DESCRIPTION OF THE TASK
The data must be written out once more, precisely as given.

═══ DATA SHOWN ═══

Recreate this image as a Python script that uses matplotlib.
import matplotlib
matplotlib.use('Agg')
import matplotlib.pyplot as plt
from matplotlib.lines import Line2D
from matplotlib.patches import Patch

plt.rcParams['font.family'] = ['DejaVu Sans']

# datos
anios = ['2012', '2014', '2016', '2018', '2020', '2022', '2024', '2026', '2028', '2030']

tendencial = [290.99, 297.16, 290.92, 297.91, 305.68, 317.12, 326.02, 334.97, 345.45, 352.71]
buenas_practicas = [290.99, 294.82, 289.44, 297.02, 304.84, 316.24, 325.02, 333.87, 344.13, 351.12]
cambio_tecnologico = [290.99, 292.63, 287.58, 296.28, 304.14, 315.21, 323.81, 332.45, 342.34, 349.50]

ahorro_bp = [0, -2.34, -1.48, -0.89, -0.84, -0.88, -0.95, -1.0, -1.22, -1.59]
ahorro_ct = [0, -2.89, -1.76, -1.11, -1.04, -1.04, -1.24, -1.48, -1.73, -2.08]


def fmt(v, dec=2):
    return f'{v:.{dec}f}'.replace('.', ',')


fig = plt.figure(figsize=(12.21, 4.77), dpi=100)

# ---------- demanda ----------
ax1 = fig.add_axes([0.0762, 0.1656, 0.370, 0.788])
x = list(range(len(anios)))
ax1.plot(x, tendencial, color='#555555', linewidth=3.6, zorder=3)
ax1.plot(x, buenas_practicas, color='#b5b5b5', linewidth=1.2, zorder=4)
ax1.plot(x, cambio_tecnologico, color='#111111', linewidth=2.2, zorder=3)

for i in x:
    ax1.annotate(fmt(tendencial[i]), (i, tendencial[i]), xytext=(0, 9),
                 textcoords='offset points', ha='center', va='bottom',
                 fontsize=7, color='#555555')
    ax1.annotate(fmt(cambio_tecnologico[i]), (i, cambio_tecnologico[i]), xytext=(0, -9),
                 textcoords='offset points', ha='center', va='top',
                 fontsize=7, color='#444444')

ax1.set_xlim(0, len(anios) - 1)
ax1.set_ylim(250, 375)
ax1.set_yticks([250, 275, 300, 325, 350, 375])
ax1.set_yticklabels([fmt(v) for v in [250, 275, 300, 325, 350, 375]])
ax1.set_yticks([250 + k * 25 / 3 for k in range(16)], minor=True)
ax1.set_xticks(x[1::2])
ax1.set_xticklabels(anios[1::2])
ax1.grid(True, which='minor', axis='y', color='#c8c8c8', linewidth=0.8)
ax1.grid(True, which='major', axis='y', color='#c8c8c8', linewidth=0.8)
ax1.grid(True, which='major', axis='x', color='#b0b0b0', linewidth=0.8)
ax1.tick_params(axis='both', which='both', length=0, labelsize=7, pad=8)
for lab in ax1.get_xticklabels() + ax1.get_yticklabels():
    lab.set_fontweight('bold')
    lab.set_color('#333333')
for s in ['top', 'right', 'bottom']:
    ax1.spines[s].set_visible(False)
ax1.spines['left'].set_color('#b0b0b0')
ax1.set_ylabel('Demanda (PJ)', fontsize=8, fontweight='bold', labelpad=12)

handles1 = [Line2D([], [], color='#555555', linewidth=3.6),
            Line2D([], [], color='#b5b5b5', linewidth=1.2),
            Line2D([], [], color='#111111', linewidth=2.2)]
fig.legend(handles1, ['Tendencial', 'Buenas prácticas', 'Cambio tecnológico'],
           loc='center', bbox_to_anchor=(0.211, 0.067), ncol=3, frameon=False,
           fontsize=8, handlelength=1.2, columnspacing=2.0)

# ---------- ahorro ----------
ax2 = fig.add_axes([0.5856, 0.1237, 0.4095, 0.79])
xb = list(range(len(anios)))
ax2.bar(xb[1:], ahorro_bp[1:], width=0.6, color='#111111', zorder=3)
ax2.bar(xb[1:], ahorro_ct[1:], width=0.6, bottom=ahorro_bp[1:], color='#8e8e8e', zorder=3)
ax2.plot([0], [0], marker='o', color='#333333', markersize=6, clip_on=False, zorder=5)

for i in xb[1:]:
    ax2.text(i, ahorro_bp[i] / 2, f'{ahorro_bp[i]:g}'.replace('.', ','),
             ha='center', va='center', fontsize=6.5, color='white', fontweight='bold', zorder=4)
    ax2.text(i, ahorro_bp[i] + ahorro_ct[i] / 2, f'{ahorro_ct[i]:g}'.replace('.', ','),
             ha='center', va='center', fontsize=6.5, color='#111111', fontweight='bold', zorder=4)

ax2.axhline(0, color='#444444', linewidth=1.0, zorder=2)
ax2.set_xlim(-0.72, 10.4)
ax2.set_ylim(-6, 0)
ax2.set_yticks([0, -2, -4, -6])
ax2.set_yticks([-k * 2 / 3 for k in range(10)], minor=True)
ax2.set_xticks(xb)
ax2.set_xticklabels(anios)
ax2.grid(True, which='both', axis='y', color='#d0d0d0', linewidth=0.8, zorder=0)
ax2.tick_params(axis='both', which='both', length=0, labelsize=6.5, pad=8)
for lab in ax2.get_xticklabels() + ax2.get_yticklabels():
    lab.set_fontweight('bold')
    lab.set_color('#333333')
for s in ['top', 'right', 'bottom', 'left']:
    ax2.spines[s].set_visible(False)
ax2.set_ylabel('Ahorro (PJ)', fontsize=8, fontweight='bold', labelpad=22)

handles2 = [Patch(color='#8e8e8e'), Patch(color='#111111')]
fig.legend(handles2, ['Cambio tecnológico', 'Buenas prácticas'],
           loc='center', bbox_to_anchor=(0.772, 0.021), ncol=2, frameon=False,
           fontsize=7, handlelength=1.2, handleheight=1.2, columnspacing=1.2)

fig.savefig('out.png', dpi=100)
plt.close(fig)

═══

PROBLEM SOLUTION
Recreate this image as a Python script that uses matplotlib.
import matplotlib
matplotlib.use('Agg')
import matplotlib.pyplot as plt
from matplotlib.lines import Line2D
from matplotlib.patches import Patch

plt.rcParams['font.family'] = ['DejaVu Sans']

# datos
anios = ['2012', '2014', '2016', '2018', '2020', '2022', '2024', '2026', '2028', '2030']

tendencial = [290.99, 297.16, 290.92, 297.91, 305.68, 317.12, 326.02, 334.97, 345.45, 352.71]
buenas_practicas = [290.99, 294.82, 289.44, 297.02, 304.84, 316.24, 325.02, 333.87, 344.13, 351.12]
cambio_tecnologico = [290.99, 292.63, 287.58, 296.28, 304.14, 315.21, 323.81, 332.45, 342.34, 349.50]

ahorro_bp = [0, -2.34, -1.48, -0.89, -0.84, -0.88, -0.95, -1.0, -1.22, -1.59]
ahorro_ct = [0, -2.89, -1.76, -1.11, -1.04, -1.04, -1.24, -1.48, -1.73, -2.08]


def fmt(v, dec=2):
    return f'{v:.{dec}f}'.replace('.', ',')


fig = plt.figure(figsize=(12.21, 4.77), dpi=100)

# ---------- demanda ----------
ax1 = fig.add_axes([0.0762, 0.1656, 0.370, 0.788])
x = list(range(len(anios)))
ax1.plot(x, tendencial, color='#555555', linewidth=3.6, zorder=3)
ax1.plot(x, buenas_practicas, color='#b5b5b5', linewidth=1.2, zorder=4)
ax1.plot(x, cambio_tecnologico, color='#111111', linewidth=2.2, zorder=3)

for i in x:
    ax1.annotate(fmt(tendencial[i]), (i, tendencial[i]), xytext=(0, 9),
                 textcoords='offset points', ha='center', va='bottom',
                 fontsize=7, color='#555555')
    ax1.annotate(fmt(cambio_tecnologico[i]), (i, cambio_tecnologico[i]), xytext=(0, -9),
                 textcoords='offset points', ha='center', va='top',
                 fontsize=7, color='#444444')

ax1.set_xlim(0, len(anios) - 1)
ax1.set_ylim(250, 375)
ax1.set_yticks([250, 275, 300, 325, 350, 375])
ax1.set_yticklabels([fmt(v) for v in [250, 275, 300, 325, 350, 375]])
ax1.set_yticks([250 + k * 25 / 3 for k in range(16)], minor=True)
ax1.set_xticks(x[1::2])
ax1.set_xticklabels(anios[1::2])
ax1.grid(True, which='minor', axis='y', color='#c8c8c8', linewidth=0.8)
ax1.grid(True, which='major', axis='y', color='#c8c8c8', linewidth=0.8)
ax1.grid(True, which='major', axis='x', color='#b0b0b0', linewidth=0.8)
ax1.tick_params(axis='both', which='both', length=0, labelsize=7, pad=8)
for lab in ax1.get_xticklabels() + ax1.get_yticklabels():
    lab.set_fontweight('bold')
    lab.set_color('#333333')
for s in ['top', 'right', 'bottom']:
    ax1.spines[s].set_visible(False)
ax1.spines['left'].set_color('#b0b0b0')
ax1.set_ylabel('Demanda (PJ)', fontsize=8, fontweight='bold', labelpad=12)

handles1 = [Line2D([], [], color='#555555', linewidth=3.6),
            Line2D([], [], color='#b5b5b5', linewidth=1.2),
            Line2D([], [], color='#111111', linewidth=2.2)]
fig.legend(handles1, ['Tendencial', 'Buenas prácticas', 'Cambio tecnológico'],
           loc='center', bbox_to_anchor=(0.211, 0.067), ncol=3, frameon=False,
           fontsize=8, handlelength=1.2, columnspacing=2.0)

# ---------- ahorro ----------
ax2 = fig.add_axes([0.5856, 0.1237, 0.4095, 0.79])
xb = list(range(len(anios)))
ax2.bar(xb[1:], ahorro_bp[1:], width=0.6, color='#111111', zorder=3)
ax2.bar(xb[1:], ahorro_ct[1:], width=0.6, bottom=ahorro_bp[1:], color='#8e8e8e', zorder=3)
ax2.plot([0], [0], marker='o', color='#333333', markersize=6, clip_on=False, zorder=5)

for i in xb[1:]:
    ax2.text(i, ahorro_bp[i] / 2, f'{ahorro_bp[i]:g}'.replace('.', ','),
             ha='center', va='center', fontsize=6.5, color='white', fontweight='bold', zorder=4)
    ax2.text(i, ahorro_bp[i] + ahorro_ct[i] / 2, f'{ahorro_ct[i]:g}'.replace('.', ','),
             ha='center', va='center', fontsize=6.5, color='#111111', fontweight='bold', zorder=4)

ax2.axhline(0, color='#444444', linewidth=1.0, zorder=2)
ax2.set_xlim(-0.72, 10.4)
ax2.set_ylim(-6, 0)
ax2.set_yticks([0, -2, -4, -6])
ax2.set_yticks([-k * 2 / 3 for k in range(10)], minor=True)
ax2.set_xticks(xb)
ax2.set_xticklabels(anios)
ax2.grid(True, which='both', axis='y', color='#d0d0d0', linewidth=0.8, zorder=0)
ax2.tick_params(axis='both', which='both', length=0, labelsize=6.5, pad=8)
for lab in ax2.get_xticklabels() + ax2.get_yticklabels():
    lab.set_fontweight('bold')
    lab.set_color('#333333')
for s in ['top', 'right', 'bottom', 'left']:
    ax2.spines[s].set_visible(False)
ax2.set_ylabel('Ahorro (PJ)', fontsize=8, fontweight='bold', labelpad=22)

handles2 = [Patch(color='#8e8e8e'), Patch(color='#111111')]
fig.legend(handles2, ['Cambio tecnológico', 'Buenas prácticas'],
           loc='center', bbox_to_anchor=(0.772, 0.021), ncol=2, frameon=False,
           fontsize=7, handlelength=1.2, handleheight=1.2, columnspacing=1.2)

fig.savefig('out.png', dpi=100)
plt.close(fig)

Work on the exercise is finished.